In some organizations, cost allocation is the main driver. Each capacity hosts workspaces that are tied to a particular unit (e.g., a region) simply because costs are easier to allocate that way. The downside is that this creates inefficiencies: one region might be constantly overloaded while another capacity sits half-empty. That’s why it’s important to have proper cost-management practices in place — ideally allocating costs based on actual usage at the workspace level. This flexibility makes smarter workspace assignment possible.


Regional Considerations

Another factor is region. Currently, moving workspaces across capacities in different regions is limited, especially when they contain dataflows, datamarts, or Fabric items. Cross-region migration can create issues, so it’s usually best to minimize the number of regions (ideally one or two). While this might slightly increase latency for some users, the benefit of having elasticity in workspace assignment outweighs the drawback. Otherwise, you risk creating regional silos where workspaces can’t move freely.

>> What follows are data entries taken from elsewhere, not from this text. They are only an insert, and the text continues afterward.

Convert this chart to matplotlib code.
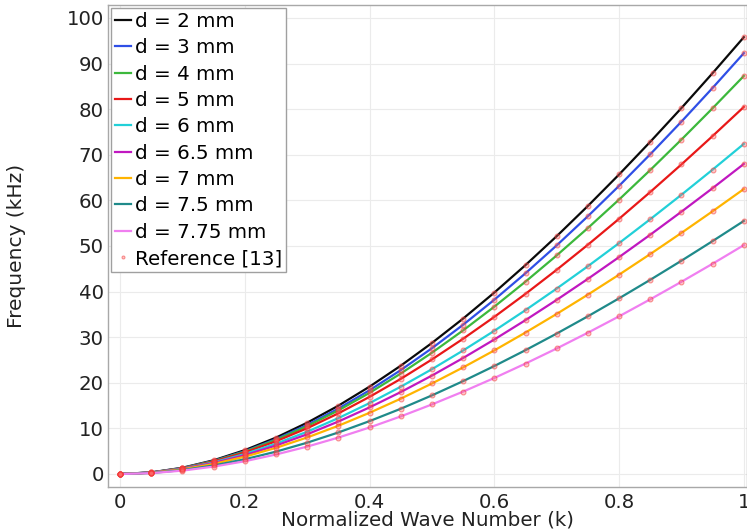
import numpy as np
import matplotlib
matplotlib.use("Agg")
import matplotlib.pyplot as plt

# Normalized wave number (k)
k = [0.0, 0.05, 0.1, 0.15, 0.2, 0.25, 0.3, 0.35, 0.4, 0.45, 0.5,
     0.55, 0.6, 0.65, 0.7, 0.75, 0.8, 0.85, 0.9, 0.95, 1.0]

# Frequency (kHz) for each thickness
f_2mm = [0.0, 0.35, 1.37, 3.01, 5.23, 7.98, 11.25, 14.98, 19.16, 23.75, 28.74,
         34.09, 39.79, 45.82, 52.16, 58.79, 65.69, 72.86, 80.27, 87.93, 95.80]
f_3mm = [0.0, 0.33, 1.31, 2.88, 5.00, 7.64, 10.77, 14.35, 18.37, 22.78, 27.58,
         32.73, 38.22, 44.03, 50.14, 56.54, 63.20, 70.13, 77.29, 84.69, 92.30]
f_4mm = [0.0, 0.33, 1.29, 2.83, 4.90, 7.47, 10.49, 13.95, 17.80, 22.03, 26.60,
         31.50, 36.70, 42.19, 47.94, 53.95, 60.19, 66.67, 73.35, 80.23, 87.30]
f_5mm = [0.0, 0.32, 1.25, 2.74, 4.72, 7.17, 10.04, 13.30, 16.92, 20.86, 25.12,
         29.66, 34.46, 39.51, 44.79, 50.28, 55.97, 61.85, 67.90, 74.13, 80.50]
f_6mm = [0.0, 0.30, 1.17, 2.55, 4.39, 6.64, 9.28, 12.26, 15.55, 19.14, 22.99,
         27.09, 31.41, 35.94, 40.67, 45.57, 50.64, 55.88, 61.25, 66.76, 72.40]
f_6_5mm = [0.0, 0.29, 1.10, 2.40, 4.12, 6.24, 8.71, 11.51, 14.61, 17.97, 21.59,
           25.44, 29.50, 33.75, 38.19, 42.80, 47.57, 52.48, 57.53, 62.70, 68.00]
f_7mm = [0.0, 0.26, 1.01, 2.20, 3.79, 5.74, 8.01, 10.58, 13.43, 16.52, 19.85,
         23.38, 27.11, 31.03, 35.11, 39.34, 43.72, 48.24, 52.88, 57.63, 62.50]
f_7_5mm = [0.0, 0.22, 0.86, 1.87, 3.23, 4.90, 6.87, 9.11, 11.60, 14.31, 17.24,
           20.37, 23.68, 27.16, 30.80, 34.59, 38.53, 42.59, 46.78, 51.09, 55.50]
f_7_75mm = [0.0, 0.19, 0.74, 1.62, 2.80, 4.28, 6.01, 7.99, 10.20, 12.63, 15.26,
            18.07, 21.06, 24.22, 27.53, 30.99, 34.58, 38.31, 42.16, 46.12, 50.20]

labels = ["d = 2 mm", "d = 3 mm", "d = 4 mm", "d = 5 mm", "d = 6 mm",
          "d = 6.5 mm", "d = 7 mm", "d = 7.5 mm", "d = 7.75 mm"]
series = [f_2mm, f_3mm, f_4mm, f_5mm, f_6mm, f_6_5mm, f_7mm, f_7_5mm, f_7_75mm]
colors = ["#0a0a0a", "#2f4fe6", "#3cb83c", "#e81818", "#22d0d8",
          "#c018c0", "#ffb400", "#1f8a8a", "#f07ff0"]

fig = plt.figure(figsize=(7.47, 5.32), dpi=100)
ax = fig.add_axes([0.1446, 0.0846, 0.8554, 0.906])

for y, c, lab in zip(series, colors, labels):
    ax.plot(k, y, color=c, lw=1.6, label=lab, zorder=2)

# reference data as small translucent red circles
for i, y in enumerate(series):
    ax.plot(k, y, ls="none", marker="o", ms=3.5, mfc=(1, 0.4, 0.4, 0.35),
            mec=(0.95, 0.2, 0.2, 0.5), mew=0.8, zorder=3,
            label="Reference [13]" if i == 0 else None)

ax.set_xlim(-0.0193, 1.005)
ax.set_ylim(-2.85, 102.85)
ax.set_xticks([0, 0.2, 0.4, 0.6, 0.8, 1.0])
ax.set_xticklabels(["0", "0.2", "0.4", "0.6", "0.8", "1"])
ax.set_yticks(np.arange(0, 101, 10))
ax.tick_params(length=0, labelsize=14.2, colors="#222222")
ax.tick_params(axis="y", pad=3)
ax.tick_params(axis="x", pad=4)
ax.grid(True, color="#ebebeb", lw=0.8)
ax.set_axisbelow(True)
for s in ax.spines.values():
    s.set_color("#a8a8a8")
    s.set_linewidth(1.0)

ax.set_xlabel("Normalized Wave Number (k)", fontsize=14.3, labelpad=-1, color="#222222")
ax.set_ylabel("Frequency (kHz)", fontsize=14.5, labelpad=29, color="#222222")

leg = ax.legend(loc="upper left", fontsize=14.3, handlelength=0.8,
                handletextpad=0.2, labelspacing=0.37, borderaxespad=0.15,
                borderpad=0.2, fancybox=False, framealpha=1,
                edgecolor="#a0a0a0", markerscale=0.6)
leg.get_frame().set_linewidth(1.0)

fig.savefig("out.png", dpi=100)
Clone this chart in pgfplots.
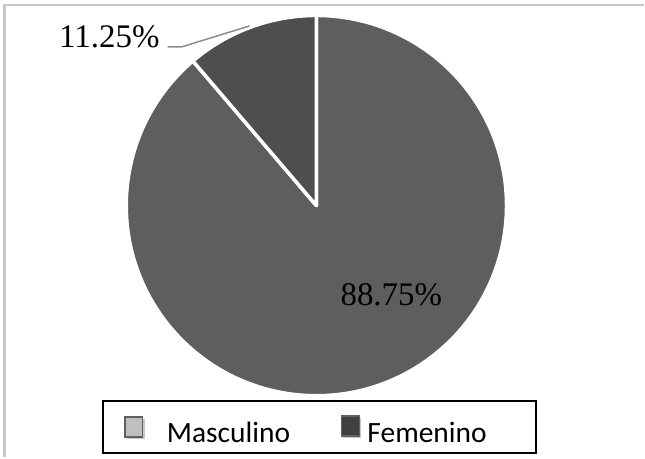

Stable vs. Unstable Workspaces

So how do you decide where to place workspaces? The answer is: it depends. For some organizations, throttling starts when background usage passes 30%; for others, the threshold might be 60% or even 80–90%. It all depends on how stable the background operations are and how large interaction spikes can get.

To maximize utilization, we’d ideally separate stable workloads from volatile ones. For example:

  • Capacity A – hosts workspaces with stable background operations and low volatility. Here we can safely drive up background usage close to the limit.
  • Capacity B – hosts workspaces with less predictable usage and higher spikes. This capacity can keep more resources free to absorb sudden load and stabilize quickly.

One way to achieve this is by splitting transformation and consumption:

  • Transformation workspaces (dataflows, lakehouses, warehouses, notebooks) go to Capacity A.
  • Consumption workspaces (semantic models and reports) go to Capacity B.

Even if you don’t separate them strictly, categorizing workspaces based on size and stability is valuable. With proper auditing (something we’ll cover in future posts), you can identify which workspaces are stable, which are heavy but predictable, and which are the most volatile. Assigning them strategically across capacities helps you minimize throttling while making the best use of your resources.

In the Capacity Metrics, it could look like this:

CU usage in two Microsoft Fabric capacities

Final Thoughts

Smart workspace assignment is about elasticity – having the ability to balance stable and volatile workloads across capacities, rather than locking into rigid silos.

How does your organization approach this? Do you have a strategy for distributing workspaces across capacities, or is it handled ad hoc?